Figure scripts

++++++++++

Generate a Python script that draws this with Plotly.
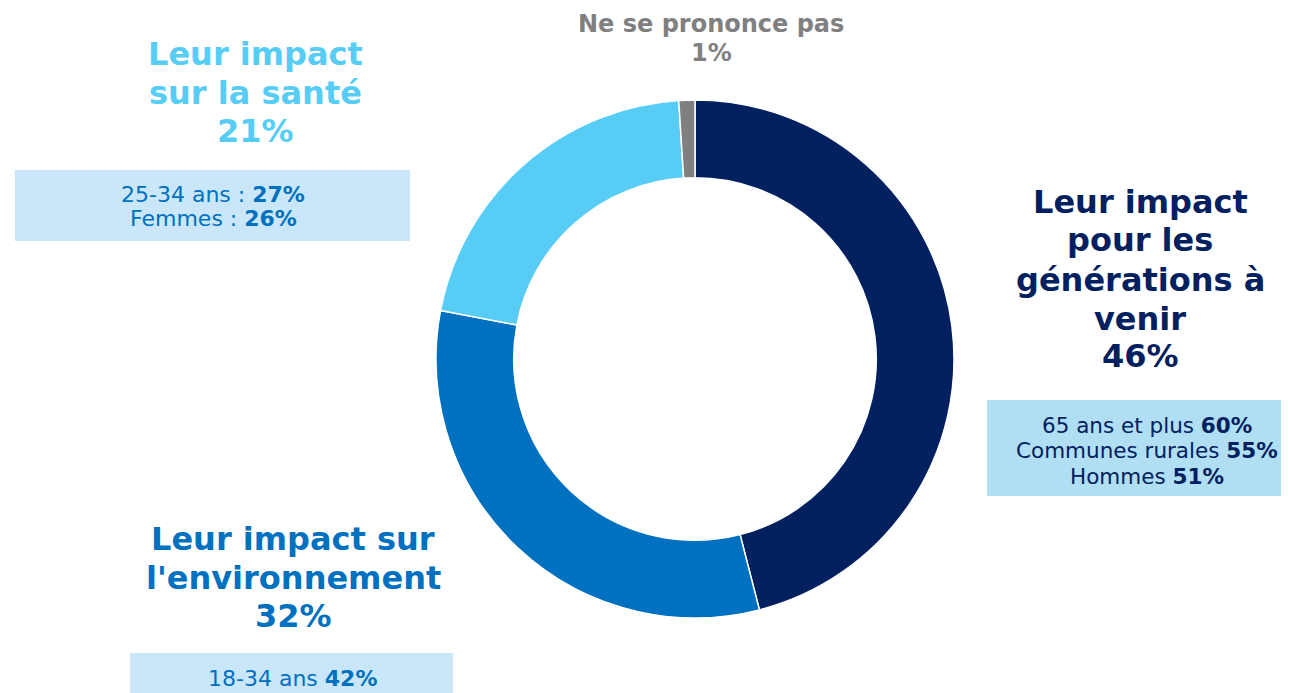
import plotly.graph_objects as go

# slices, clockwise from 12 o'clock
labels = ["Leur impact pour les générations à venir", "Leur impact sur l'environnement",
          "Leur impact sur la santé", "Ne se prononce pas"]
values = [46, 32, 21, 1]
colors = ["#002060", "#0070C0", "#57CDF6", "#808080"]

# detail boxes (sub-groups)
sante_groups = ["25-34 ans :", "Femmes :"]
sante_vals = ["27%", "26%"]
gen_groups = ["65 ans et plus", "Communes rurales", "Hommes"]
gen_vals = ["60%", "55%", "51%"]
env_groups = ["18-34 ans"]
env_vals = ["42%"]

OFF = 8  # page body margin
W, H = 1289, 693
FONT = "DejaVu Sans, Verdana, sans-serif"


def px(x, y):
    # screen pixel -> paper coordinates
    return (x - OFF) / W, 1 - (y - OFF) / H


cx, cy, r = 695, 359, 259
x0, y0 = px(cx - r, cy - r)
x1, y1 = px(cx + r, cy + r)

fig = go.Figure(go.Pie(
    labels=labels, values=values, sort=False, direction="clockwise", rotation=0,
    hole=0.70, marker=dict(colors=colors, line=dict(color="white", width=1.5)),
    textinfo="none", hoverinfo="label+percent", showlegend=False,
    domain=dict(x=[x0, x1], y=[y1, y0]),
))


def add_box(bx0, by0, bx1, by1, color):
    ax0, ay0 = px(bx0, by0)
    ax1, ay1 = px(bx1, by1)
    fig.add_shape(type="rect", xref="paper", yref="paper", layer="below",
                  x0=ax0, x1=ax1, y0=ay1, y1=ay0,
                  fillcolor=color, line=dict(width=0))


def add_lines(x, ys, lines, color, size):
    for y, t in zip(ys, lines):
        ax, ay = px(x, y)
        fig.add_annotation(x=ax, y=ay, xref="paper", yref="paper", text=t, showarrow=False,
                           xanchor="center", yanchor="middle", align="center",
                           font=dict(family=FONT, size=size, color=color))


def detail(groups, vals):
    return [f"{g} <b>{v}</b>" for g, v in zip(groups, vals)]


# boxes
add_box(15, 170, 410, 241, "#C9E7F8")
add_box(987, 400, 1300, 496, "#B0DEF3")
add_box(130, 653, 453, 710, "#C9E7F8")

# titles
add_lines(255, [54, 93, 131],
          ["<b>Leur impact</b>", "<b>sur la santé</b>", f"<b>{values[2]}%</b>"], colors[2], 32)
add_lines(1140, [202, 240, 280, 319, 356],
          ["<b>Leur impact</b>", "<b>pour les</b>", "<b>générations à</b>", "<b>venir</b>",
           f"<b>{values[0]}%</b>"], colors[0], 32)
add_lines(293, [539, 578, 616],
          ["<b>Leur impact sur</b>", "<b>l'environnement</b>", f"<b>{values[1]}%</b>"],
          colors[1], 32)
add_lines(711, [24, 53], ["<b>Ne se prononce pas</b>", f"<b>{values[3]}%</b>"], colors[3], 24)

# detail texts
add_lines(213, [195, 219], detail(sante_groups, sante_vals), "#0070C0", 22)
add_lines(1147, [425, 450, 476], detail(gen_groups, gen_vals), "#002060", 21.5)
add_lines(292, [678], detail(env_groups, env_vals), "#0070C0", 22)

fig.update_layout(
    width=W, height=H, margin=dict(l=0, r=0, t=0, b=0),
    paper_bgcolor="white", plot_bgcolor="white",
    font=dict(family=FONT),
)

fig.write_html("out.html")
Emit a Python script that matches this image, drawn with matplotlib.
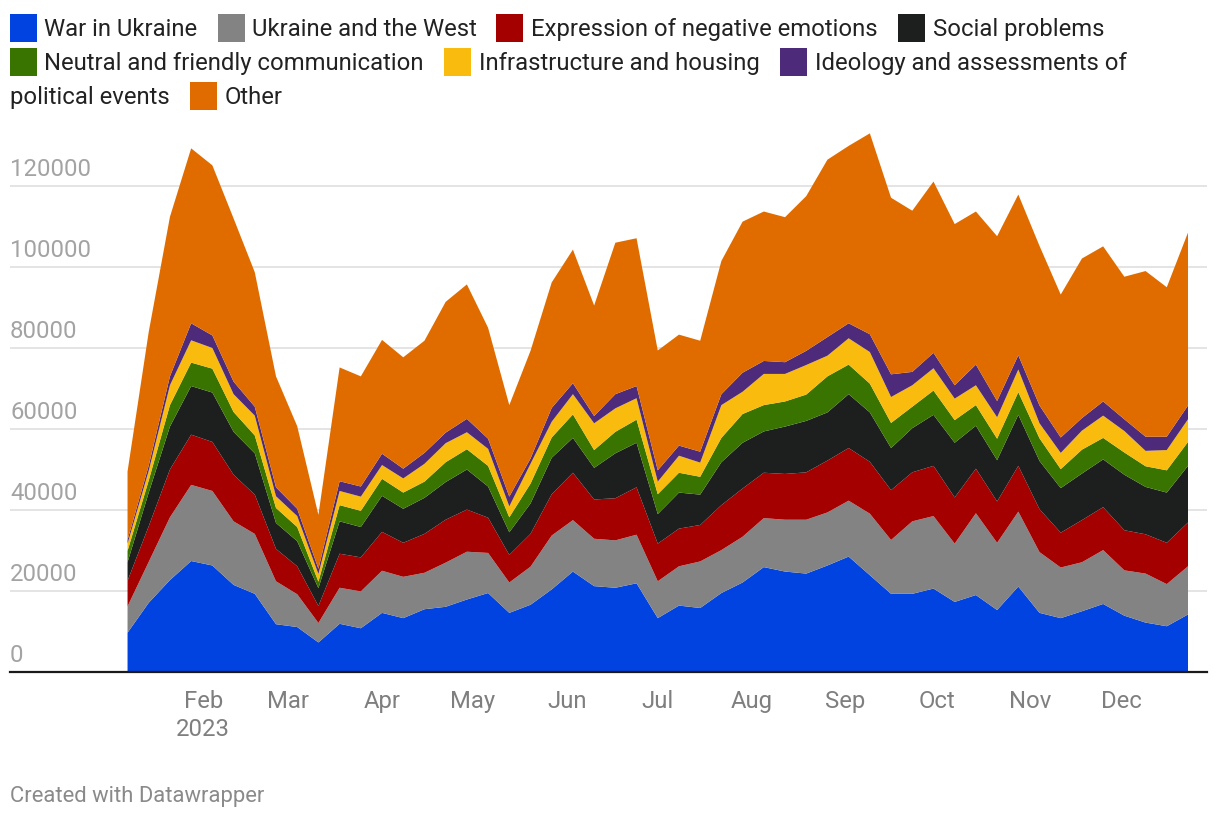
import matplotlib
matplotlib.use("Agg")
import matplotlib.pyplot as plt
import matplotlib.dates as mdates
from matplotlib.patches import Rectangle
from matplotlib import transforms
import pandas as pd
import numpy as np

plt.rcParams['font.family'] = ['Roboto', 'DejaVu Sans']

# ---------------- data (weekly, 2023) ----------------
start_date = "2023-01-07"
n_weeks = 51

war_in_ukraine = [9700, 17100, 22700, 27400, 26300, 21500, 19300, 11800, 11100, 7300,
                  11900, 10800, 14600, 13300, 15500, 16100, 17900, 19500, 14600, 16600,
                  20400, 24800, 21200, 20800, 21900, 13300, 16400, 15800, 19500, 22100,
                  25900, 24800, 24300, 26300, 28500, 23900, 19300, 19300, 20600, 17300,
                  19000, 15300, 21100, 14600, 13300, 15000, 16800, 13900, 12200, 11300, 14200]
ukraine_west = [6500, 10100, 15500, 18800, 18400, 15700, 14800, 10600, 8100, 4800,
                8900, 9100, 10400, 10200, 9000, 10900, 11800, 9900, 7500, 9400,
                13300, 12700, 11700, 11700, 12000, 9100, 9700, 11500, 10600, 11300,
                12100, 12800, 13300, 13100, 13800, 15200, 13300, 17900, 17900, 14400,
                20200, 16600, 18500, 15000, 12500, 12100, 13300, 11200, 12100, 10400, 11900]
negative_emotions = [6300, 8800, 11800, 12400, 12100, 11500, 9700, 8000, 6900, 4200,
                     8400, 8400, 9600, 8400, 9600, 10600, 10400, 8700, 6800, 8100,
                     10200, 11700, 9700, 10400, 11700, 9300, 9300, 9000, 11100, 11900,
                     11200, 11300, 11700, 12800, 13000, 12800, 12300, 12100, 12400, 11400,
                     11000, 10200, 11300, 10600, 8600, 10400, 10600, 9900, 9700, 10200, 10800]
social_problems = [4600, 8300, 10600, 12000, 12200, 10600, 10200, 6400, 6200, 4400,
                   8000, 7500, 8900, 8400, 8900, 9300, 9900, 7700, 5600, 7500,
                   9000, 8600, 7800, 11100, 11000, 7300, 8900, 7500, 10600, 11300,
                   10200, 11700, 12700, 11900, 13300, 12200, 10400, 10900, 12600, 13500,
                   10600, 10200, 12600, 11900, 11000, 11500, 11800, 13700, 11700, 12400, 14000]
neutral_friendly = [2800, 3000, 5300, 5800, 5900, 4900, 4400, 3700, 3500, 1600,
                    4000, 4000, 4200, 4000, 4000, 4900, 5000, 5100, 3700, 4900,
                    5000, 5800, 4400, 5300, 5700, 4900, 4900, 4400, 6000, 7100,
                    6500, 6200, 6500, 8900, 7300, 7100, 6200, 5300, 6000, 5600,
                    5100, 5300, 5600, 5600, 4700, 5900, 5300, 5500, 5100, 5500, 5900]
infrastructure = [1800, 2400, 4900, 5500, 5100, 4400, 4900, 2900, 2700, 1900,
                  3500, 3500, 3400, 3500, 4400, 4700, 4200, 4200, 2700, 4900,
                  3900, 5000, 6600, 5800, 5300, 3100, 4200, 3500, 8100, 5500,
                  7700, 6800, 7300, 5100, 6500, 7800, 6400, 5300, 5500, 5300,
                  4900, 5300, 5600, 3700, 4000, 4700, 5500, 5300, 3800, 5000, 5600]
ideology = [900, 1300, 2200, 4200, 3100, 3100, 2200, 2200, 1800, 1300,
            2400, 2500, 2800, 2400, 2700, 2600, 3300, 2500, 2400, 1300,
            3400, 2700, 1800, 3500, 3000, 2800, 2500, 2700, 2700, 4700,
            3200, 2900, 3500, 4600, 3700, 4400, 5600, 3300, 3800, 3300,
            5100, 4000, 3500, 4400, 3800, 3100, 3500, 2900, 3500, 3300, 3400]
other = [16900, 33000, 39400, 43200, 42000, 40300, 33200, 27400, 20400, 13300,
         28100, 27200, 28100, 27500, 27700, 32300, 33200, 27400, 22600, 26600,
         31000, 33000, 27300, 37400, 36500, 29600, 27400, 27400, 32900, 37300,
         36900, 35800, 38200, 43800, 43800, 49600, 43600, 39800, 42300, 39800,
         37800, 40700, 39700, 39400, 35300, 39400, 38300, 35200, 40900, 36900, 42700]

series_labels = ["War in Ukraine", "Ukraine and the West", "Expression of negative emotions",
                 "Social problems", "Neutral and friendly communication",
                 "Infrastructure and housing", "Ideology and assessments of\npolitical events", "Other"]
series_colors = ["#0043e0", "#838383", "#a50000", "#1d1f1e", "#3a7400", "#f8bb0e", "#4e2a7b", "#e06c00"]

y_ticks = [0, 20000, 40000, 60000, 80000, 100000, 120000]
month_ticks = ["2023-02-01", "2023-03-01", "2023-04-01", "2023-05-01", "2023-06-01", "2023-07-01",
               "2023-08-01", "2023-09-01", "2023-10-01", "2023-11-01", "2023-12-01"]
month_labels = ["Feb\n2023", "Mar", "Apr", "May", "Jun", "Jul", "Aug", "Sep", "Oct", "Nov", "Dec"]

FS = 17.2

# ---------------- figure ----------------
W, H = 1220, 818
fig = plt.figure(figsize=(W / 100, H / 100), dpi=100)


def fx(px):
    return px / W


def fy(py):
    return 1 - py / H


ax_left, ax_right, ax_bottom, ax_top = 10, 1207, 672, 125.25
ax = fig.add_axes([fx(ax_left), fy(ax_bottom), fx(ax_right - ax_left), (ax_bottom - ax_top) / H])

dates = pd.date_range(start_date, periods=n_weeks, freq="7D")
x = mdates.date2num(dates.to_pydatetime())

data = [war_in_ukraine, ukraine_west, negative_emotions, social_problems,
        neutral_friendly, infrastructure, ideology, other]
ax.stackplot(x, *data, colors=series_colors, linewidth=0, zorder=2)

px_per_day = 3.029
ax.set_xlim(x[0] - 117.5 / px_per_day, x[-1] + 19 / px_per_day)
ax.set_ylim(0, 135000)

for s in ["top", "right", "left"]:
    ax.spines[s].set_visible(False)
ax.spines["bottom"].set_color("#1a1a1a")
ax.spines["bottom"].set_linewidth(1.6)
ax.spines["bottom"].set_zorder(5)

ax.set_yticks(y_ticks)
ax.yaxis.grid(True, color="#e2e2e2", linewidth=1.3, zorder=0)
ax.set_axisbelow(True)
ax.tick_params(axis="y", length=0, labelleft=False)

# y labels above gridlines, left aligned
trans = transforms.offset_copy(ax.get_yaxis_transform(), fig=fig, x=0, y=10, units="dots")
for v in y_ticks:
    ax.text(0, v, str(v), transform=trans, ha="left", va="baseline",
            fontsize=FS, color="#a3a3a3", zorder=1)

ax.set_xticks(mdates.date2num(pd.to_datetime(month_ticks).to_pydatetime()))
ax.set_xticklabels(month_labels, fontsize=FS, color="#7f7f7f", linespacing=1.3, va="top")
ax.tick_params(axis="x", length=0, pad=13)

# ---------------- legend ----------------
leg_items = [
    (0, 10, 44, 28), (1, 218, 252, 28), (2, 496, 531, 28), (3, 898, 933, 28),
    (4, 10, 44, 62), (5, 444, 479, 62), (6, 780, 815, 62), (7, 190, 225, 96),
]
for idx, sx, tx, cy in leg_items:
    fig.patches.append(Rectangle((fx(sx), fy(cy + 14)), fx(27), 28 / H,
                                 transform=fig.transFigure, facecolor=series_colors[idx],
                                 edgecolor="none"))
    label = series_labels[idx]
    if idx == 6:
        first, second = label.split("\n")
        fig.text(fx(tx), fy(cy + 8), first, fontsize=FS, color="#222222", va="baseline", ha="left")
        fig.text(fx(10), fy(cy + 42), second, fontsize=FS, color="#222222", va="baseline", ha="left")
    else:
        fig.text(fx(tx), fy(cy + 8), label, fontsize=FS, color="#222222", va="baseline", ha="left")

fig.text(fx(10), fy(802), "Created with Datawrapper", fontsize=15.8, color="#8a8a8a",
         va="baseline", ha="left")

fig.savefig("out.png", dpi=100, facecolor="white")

++++++++++

> _Goal of the exercise_
Look for the word "Python" in every line of the listing and copy the lines that have it.

> _Response to this task_
Generate a Python script that draws this with Plotly.
Emit a Python script that matches this image, drawn with matplotlib.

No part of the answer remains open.